→ **Exercise requirements**:
Restate the full listing word for word and leave the pictures out.

[A block of data]
--- Begin ---
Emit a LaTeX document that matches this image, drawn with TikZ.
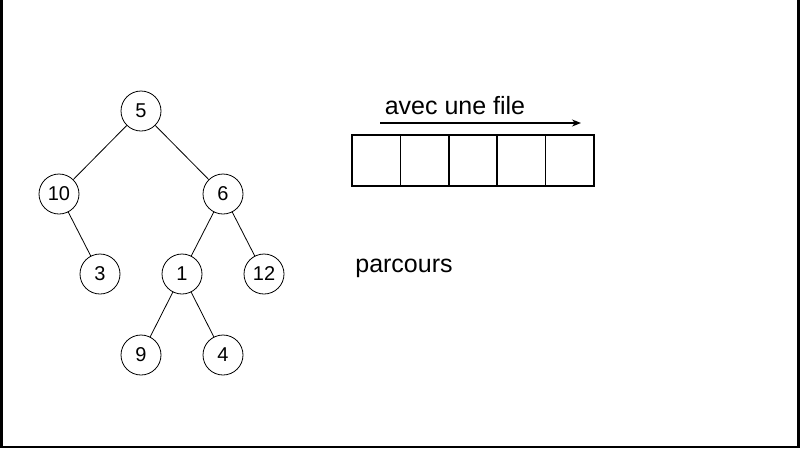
\documentclass[tikz,border=0pt]{standalone}
\usepackage{fontspec}
\setmainfont{Liberation Sans}
\usetikzlibrary{arrows.meta}
\begin{document}
\begin{tikzpicture}[x=1pt,y=-1pt,
  nd/.style={circle,draw,line width=0.8pt,minimum size=40pt,inner sep=0pt,font=\fontsize{20}{22}\selectfont},
  cell/.style={draw,line width=1.5pt,minimum width=48.4pt,minimum height=51pt,inner sep=0pt},
  lbl/.style={font=\fontsize{25}{27}\selectfont}]
\useasboundingbox (0,0) rectangle (800,448);
\fill (0,0) rectangle (3,448);
\fill (797,0) rectangle (800,448);
\fill (0,446) rectangle (800,448);
\node[nd] (n5) at (141,111) {5};
\node[nd] (n10) at (59,194) {10};
\node[nd] (n6) at (223,194) {6};
\node[nd] (n3) at (100,274) {3};
\node[nd] (n1) at (182,274) {1};
\node[nd] (n12) at (264,274) {12};
\node[nd] (n9) at (141,355) {9};
\node[nd] (n4) at (223,355) {4};
\draw[line width=0.8pt] (n5)--(n10) (n5)--(n6) (n10)--(n3) (n6)--(n1) (n6)--(n12) (n1)--(n9) (n1)--(n4);
\foreach \i in {0,...,4}{
  \node[cell] (c\i) at (376.2+48.4*\i,160.5) {};
}
\coordinate (a1) at (380,123);
\coordinate (a2) at (581,123);
\draw[line width=1.3pt,-{Stealth[length=9pt,width=7pt]}] (a1)--(a2);
\node[lbl] (t1) at (455,106) {avec une file};
\node[lbl] (t2) at (404,268) {parcours};
\end{tikzpicture}
\end{document}
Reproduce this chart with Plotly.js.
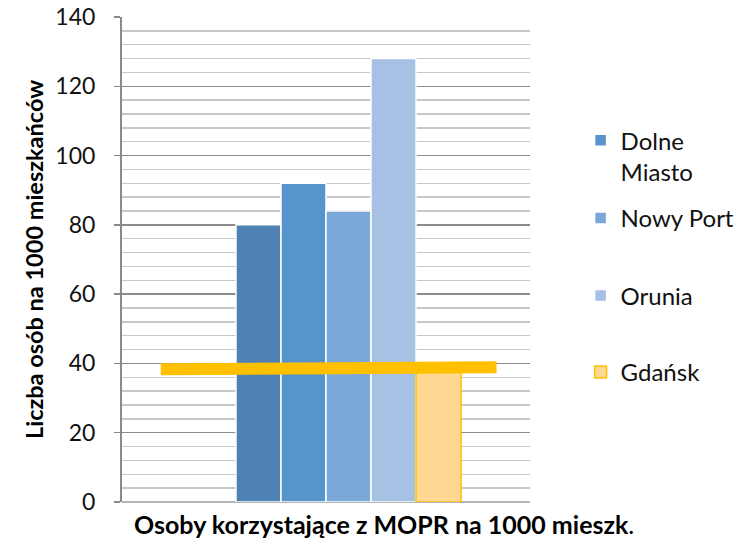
--- End ---
→ **Reply**:
Emit a LaTeX document that matches this image, drawn with TikZ.
\documentclass[tikz,border=0pt]{standalone}
\usepackage{fontspec}
\setmainfont{Liberation Sans}
\usetikzlibrary{arrows.meta}
\begin{document}
\begin{tikzpicture}[x=1pt,y=-1pt,
  nd/.style={circle,draw,line width=0.8pt,minimum size=40pt,inner sep=0pt,font=\fontsize{20}{22}\selectfont},
  cell/.style={draw,line width=1.5pt,minimum width=48.4pt,minimum height=51pt,inner sep=0pt},
  lbl/.style={font=\fontsize{25}{27}\selectfont}]
\useasboundingbox (0,0) rectangle (800,448);
\fill (0,0) rectangle (3,448);
\fill (797,0) rectangle (800,448);
\fill (0,446) rectangle (800,448);
\node[nd] (n5) at (141,111) {5};
\node[nd] (n10) at (59,194) {10};
\node[nd] (n6) at (223,194) {6};
\node[nd] (n3) at (100,274) {3};
\node[nd] (n1) at (182,274) {1};
\node[nd] (n12) at (264,274) {12};
\node[nd] (n9) at (141,355) {9};
\node[nd] (n4) at (223,355) {4};
\draw[line width=0.8pt] (n5)--(n10) (n5)--(n6) (n10)--(n3) (n6)--(n1) (n6)--(n12) (n1)--(n9) (n1)--(n4);
\foreach \i in {0,...,4}{
  \node[cell] (c\i) at (376.2+48.4*\i,160.5) {};
}
\coordinate (a1) at (380,123);
\coordinate (a2) at (581,123);
\draw[line width=1.3pt,-{Stealth[length=9pt,width=7pt]}] (a1)--(a2);
\node[lbl] (t1) at (455,106) {avec une file};
\node[lbl] (t2) at (404,268) {parcours};
\end{tikzpicture}
\end{document}
Reproduce this chart with Plotly.js.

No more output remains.